陈盐不敢再耽搁时间,临到这个点,一天没吃东西的肚子也开始有些饿了。
她踩着机车边缘轻盈一跳,稳稳地侧坐在谢珩州车座后头,车身连晃都没晃,好像没什么重量。
谢珩州从后视镜里睨了她一眼,确认她坐稳了,这才拧把手发动。
谢珩州开车速度比陈盐想象中要快上很多,每每遇到红灯刹车时,即使她已经牢牢扶住后把手,身子还是会依着惯性轻轻撞上他的后背。
离得很近,陈盐甚至能感受到他瞬间绷起的背和衣角清淡的皂香,她悄悄红了耳廓,忍不住又拘谨地保持距离往后挪了挪。
到达目的地的时候,陈盐从他的机车上忙不迭跳下来,短短一段距离坐得她有点腿根发软。
已经有人点好了菜大声招呼谢珩州过去,陈盐凝目看向那边,发现在座的人还不少,不由得迟疑地愣在原地。
他的朋友……这么多吗?
祝晗日远远看见谢珩州的身影,用力挥手和他打招呼:“珩哥!这边这边!”
谢珩州走过去,看到他身边的人时眉宇又是一拧,抬脚就往祝晗日屁股上踹:“你怎么又把柯临弄出来了?再这样小心他明天被医院扫地出门。”
陈盐顺着他的话看向柯临,他的脑袋上还缠着厚厚的纱布,手臂和腿上也打着石膏,一副典型住院病人的模样。
“这不是看这里热闹嘛,我一时心软就答应了,”祝晗日被踹了个趔趄,差点从椅子上掉下去,连声讨饶,“事不过三,我发誓这一定是最后一次。”
谢珩州冷声嗤笑,显然不信他那套说辞。
祝晗日重新坐回凳子上,目光顺势落在谢珩州身边的陈盐身上,下一秒瞪大了眼睛:“我去!谢珩州你个狗比,兄弟局居然还不声不响带个姑娘来,真够仗义啊你。”
“看到你脱单简直比杀了我还难受。
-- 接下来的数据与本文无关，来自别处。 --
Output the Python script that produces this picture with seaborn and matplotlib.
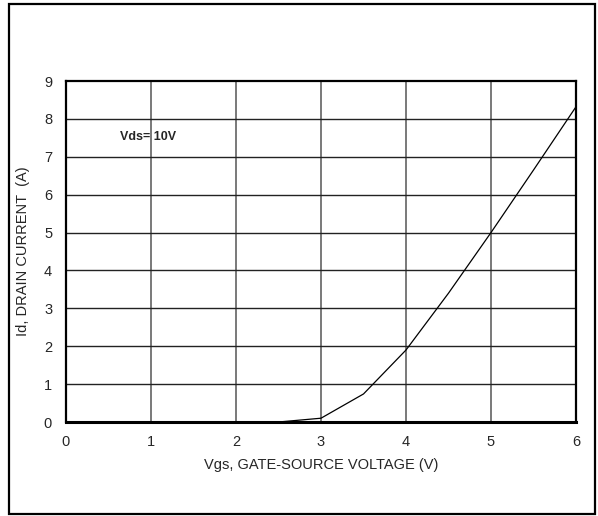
import matplotlib
matplotlib.use('Agg')
import matplotlib.pyplot as plt
import pandas as pd
import seaborn as sns
from matplotlib.patches import Rectangle

# Transfer curve
vgs = [0, 1, 2, 2.5, 3, 3.5, 4, 4.5, 5, 5.5, 6]
id_amps = [0, 0, 0, 0, 0.1, 0.74, 1.9, 3.4, 5.0, 6.65, 8.32]
x_ticks = [0, 1, 2, 3, 4, 5, 6]
y_ticks = [0, 1, 2, 3, 4, 5, 6, 7, 8, 9]

df = pd.DataFrame({'Vgs': vgs, 'Id': id_amps})

sns.set_style('white')
plt.rcParams['font.family'] = ['Liberation Sans', 'DejaVu Sans']

fig = plt.figure(figsize=(5.98, 5.16), dpi=100)
ax = fig.add_axes([66 / 598, 1 - 422 / 516, 510 / 598, 341 / 516])

# outer frame round the whole figure
fig.patches.append(Rectangle((9 / 598, 1 - 514 / 516), 586 / 598, 510 / 516,
                             transform=fig.transFigure, fill=False, ec='black', lw=1.6))

sns.lineplot(data=df, x='Vgs', y='Id', color='black', lw=0.9, ax=ax)

ax.set_xlim(0, 6)
ax.set_ylim(0, 9)
ax.set_xticks(x_ticks)
ax.set_yticks(y_ticks)
for x in x_ticks[1:-1]:
    ax.axvline(x, color='#555555', lw=1.1, zorder=0)
for y in y_ticks[1:-1]:
    ax.axhline(y, color='#222222', lw=1.0, zorder=0)
for s in ax.spines.values():
    s.set_color('black')
    s.set_linewidth(1.6)
ax.spines['bottom'].set_linewidth(2.2)

ax.tick_params(axis='both', length=0, labelsize=10.5)
ax.tick_params(axis='x', pad=9)
ax.tick_params(axis='y', pad=10)
ax.set_xlabel('Vgs, GATE-SOURCE VOLTAGE (V)', fontsize=10.5, labelpad=7)
ax.set_ylabel('Id, DRAIN CURRENT  (A)', fontsize=10.5, labelpad=10)

ax.text(0.64, 7.52, 'Vds= 10V', fontsize=9, fontweight='bold', va='center', ha='left')

fig.savefig('out.png', dpi=100)
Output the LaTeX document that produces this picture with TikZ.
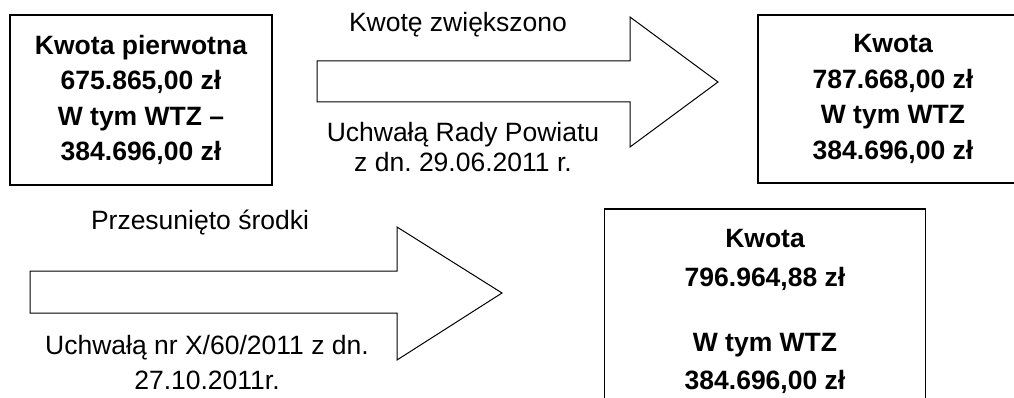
\documentclass[tikz,border=0pt]{standalone}
\usepackage{fontspec}
\setmainfont{Liberation Sans}
\usetikzlibrary{positioning}
\newcommand{\FSIZE}{26.5}
\tikzset{
  kwotabox/.style={draw, line width=1.3pt, align=center, inner sep=0pt,
    font=\bfseries\fontsize{\FSIZE}{35.5}\selectfont},
  arrowlabel/.style={align=center, inner sep=0pt,
    font=\fontsize{\FSIZE}{30}\selectfont},
  blockarrow/.style={draw, line width=1pt, line join=miter}
}

\begin{document}
\begin{tikzpicture}[x=1pt, y=-1pt]
    \fill[white] (0,0) rectangle (1014,398);
    \useasboundingbox (0,0) rectangle (1014,398);
    \clip (0,0) rectangle (1014,398);

    % kwoty
    \node[kwotabox, minimum width=262, minimum height=170] (pierwotna) at (141,100)
        {Kwota pierwotna\\675.865,00 zł\\W tym WTZ –\\384.696,00 zł};
    \node[kwotabox, minimum width=270, minimum height=168] (zwiekszona) at (893,99)
        {Kwota\\787.668,00 zł\\W tym WTZ\\384.696,00 zł};
    \node[kwotabox, minimum width=321, minimum height=205,
        font=\bfseries\fontsize{\FSIZE}{38.5}\selectfont] (przesunieta) at (765,311.5)
        {Kwota\\796.964,88 zł\\[26.5pt]W tym WTZ\\384.696,00 zł};

    % strzalka gorna
    \draw[blockarrow] (317,61) -- (630,61) -- (630,17) -- (718,82)
        -- (630,147) -- (630,102) -- (317,102) -- cycle;
    \node[arrowlabel] (zwiekszono) at (458,25) {Kwotę zwiększono};
    \node[arrowlabel] (uchwala1) at (463,147.5) {Uchwałą Rady Powiatu\\z dn.\ 29.06.2011 r.};

    % strzalka dolna
    \draw[blockarrow] (30,271) -- (397,271) -- (397,227) -- (502,293)
        -- (397,360) -- (397,313) -- (30,313) -- cycle;
    \node[arrowlabel] (przesunieto) at (200,223) {Przesunięto środki};
    \node[arrowlabel, font=\fontsize{\FSIZE}{35}\selectfont] (uchwala2) at (207,362.5)
        {Uchwałą nr X/60/2011 z dn.\\27.10.2011r.};
\end{tikzpicture}
\end{document}
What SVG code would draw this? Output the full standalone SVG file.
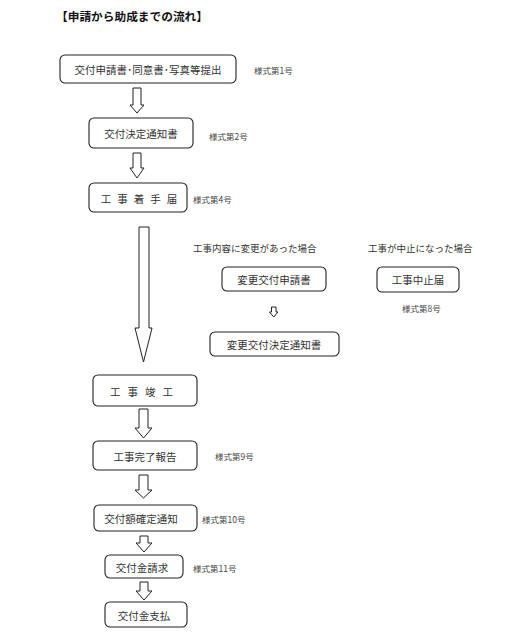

”
话音刚落,桌上好几个人看向她。
接收到这些打量目光,陈盐有些不自在地拢了拢手臂,下意识后退了一步。
“胡说什么,”谢珩州无奈驳斥,抽开两张相邻的椅子,用桌上的纸巾在其中一张上仔细擦了一遍油污,这才示意陈盐坐下来,“这是我妹。”